> _Task inputs_
....................
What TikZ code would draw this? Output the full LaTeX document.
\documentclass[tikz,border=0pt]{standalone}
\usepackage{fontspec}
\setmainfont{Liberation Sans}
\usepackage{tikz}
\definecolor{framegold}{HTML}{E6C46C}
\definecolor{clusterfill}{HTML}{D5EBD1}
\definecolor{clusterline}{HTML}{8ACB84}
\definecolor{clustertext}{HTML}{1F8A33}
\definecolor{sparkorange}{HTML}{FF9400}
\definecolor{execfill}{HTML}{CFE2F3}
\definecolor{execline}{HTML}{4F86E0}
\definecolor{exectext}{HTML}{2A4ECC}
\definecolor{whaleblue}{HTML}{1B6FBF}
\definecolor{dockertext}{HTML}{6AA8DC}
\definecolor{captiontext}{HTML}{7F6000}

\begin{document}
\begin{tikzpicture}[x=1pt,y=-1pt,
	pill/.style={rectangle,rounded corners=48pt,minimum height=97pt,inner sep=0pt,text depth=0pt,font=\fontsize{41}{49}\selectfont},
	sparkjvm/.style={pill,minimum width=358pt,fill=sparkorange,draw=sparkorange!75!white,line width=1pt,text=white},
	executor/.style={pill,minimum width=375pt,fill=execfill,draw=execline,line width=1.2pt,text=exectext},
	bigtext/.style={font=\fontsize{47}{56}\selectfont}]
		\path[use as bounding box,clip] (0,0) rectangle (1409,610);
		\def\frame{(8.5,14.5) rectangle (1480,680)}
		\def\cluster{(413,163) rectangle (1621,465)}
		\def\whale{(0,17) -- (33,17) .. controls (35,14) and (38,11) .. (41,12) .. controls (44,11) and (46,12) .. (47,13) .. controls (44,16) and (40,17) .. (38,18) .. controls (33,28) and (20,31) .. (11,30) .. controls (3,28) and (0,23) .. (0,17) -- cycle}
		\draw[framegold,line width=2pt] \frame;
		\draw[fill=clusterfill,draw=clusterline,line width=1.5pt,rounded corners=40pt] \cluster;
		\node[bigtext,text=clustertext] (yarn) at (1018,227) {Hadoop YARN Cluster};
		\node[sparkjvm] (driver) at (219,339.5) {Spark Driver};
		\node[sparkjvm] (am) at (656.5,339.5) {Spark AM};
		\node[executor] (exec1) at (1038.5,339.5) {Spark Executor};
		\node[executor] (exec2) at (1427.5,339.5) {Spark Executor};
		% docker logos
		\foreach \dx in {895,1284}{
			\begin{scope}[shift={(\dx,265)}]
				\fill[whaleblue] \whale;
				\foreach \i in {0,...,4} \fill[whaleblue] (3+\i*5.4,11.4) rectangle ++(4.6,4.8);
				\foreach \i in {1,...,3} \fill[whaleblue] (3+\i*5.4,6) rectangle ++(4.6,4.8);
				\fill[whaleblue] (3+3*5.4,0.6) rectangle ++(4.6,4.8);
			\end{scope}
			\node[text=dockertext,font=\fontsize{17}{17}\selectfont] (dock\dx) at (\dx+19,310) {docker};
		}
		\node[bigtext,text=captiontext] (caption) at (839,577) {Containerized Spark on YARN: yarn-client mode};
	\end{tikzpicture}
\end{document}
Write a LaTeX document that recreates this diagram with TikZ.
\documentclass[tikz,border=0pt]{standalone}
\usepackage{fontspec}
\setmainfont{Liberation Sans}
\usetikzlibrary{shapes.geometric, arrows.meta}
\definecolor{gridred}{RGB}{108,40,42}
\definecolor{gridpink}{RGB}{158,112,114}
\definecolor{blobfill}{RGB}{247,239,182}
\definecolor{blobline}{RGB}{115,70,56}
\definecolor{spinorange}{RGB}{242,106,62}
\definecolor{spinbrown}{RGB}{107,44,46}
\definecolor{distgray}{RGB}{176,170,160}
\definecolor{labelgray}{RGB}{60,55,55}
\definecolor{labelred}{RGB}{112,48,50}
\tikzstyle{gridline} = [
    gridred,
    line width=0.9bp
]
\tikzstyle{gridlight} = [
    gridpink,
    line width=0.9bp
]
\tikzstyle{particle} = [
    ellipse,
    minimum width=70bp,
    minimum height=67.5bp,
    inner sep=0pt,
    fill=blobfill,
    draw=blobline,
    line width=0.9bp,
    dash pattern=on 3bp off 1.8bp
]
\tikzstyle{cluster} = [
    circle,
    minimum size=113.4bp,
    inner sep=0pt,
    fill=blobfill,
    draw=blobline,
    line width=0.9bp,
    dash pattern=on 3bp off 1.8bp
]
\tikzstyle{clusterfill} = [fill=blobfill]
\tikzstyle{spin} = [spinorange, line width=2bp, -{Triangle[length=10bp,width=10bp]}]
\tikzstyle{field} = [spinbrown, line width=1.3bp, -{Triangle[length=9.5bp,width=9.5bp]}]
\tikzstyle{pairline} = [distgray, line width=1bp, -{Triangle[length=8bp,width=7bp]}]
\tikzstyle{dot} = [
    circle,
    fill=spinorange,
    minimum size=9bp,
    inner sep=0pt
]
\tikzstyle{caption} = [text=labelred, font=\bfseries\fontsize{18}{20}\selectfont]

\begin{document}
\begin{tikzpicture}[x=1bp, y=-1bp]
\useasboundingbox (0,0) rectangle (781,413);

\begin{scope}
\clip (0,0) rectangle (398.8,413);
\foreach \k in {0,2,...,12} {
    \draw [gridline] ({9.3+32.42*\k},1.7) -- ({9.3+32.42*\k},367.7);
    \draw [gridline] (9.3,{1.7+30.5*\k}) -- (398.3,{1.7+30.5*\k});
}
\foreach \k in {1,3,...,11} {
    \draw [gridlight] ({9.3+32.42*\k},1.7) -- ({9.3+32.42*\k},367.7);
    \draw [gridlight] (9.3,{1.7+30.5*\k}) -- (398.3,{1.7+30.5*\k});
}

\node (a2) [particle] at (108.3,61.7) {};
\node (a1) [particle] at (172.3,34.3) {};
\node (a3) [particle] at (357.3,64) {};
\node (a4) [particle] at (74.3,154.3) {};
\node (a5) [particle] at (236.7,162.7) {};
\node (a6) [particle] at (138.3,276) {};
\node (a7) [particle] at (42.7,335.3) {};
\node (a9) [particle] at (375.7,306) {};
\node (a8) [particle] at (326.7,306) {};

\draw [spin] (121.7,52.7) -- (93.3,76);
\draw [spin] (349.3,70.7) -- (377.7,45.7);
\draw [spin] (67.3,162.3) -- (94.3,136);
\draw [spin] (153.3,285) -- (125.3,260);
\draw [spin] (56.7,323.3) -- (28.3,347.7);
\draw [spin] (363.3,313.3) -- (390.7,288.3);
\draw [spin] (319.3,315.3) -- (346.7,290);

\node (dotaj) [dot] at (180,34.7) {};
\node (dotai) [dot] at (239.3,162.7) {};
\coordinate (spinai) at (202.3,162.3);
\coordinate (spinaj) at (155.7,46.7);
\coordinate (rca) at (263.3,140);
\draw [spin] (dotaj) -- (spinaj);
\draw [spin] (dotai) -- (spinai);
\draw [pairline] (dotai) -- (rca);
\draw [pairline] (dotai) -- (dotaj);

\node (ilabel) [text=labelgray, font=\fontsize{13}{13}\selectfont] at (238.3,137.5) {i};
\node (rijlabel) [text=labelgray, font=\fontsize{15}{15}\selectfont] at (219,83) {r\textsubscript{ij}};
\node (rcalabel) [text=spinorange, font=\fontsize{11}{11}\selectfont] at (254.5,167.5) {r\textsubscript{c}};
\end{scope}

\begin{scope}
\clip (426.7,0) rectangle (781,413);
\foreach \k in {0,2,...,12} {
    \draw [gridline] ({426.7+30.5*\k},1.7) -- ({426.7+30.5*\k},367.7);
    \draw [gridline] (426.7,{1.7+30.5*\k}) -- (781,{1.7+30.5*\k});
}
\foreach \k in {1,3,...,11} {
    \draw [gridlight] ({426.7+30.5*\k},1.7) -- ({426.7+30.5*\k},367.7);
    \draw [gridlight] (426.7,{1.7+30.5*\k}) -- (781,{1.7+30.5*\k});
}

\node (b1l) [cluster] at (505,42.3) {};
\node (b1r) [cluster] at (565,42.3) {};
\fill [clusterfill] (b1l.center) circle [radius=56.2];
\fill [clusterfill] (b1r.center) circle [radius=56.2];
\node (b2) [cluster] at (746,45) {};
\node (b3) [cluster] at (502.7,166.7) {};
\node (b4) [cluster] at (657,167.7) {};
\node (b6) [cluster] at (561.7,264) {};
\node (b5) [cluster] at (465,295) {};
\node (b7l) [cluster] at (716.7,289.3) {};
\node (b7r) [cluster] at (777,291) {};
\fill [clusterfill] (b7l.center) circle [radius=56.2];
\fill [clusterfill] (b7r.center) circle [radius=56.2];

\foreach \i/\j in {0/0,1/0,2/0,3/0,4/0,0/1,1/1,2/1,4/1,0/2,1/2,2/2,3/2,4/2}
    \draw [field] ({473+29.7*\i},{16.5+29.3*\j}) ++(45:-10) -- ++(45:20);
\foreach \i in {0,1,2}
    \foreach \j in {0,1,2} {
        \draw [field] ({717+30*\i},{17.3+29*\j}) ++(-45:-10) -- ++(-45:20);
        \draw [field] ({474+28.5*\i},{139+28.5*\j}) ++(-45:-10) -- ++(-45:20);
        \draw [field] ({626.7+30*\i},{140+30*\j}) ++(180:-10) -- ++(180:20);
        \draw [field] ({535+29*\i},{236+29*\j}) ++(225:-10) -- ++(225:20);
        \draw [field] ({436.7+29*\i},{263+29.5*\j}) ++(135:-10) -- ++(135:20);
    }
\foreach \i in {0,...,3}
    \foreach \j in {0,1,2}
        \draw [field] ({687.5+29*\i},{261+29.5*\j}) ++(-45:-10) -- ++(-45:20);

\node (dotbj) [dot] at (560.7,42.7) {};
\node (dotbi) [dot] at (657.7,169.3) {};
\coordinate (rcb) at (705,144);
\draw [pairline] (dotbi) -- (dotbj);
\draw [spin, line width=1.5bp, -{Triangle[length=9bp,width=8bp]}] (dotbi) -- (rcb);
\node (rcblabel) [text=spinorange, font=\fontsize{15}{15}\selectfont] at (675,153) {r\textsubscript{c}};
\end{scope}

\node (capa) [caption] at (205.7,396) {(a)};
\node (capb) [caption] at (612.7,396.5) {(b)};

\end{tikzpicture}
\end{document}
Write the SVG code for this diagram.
....................
> _Directive_
Give back only a number, the number of lines where the string "LaTeX" occurs.

> _Full output_
2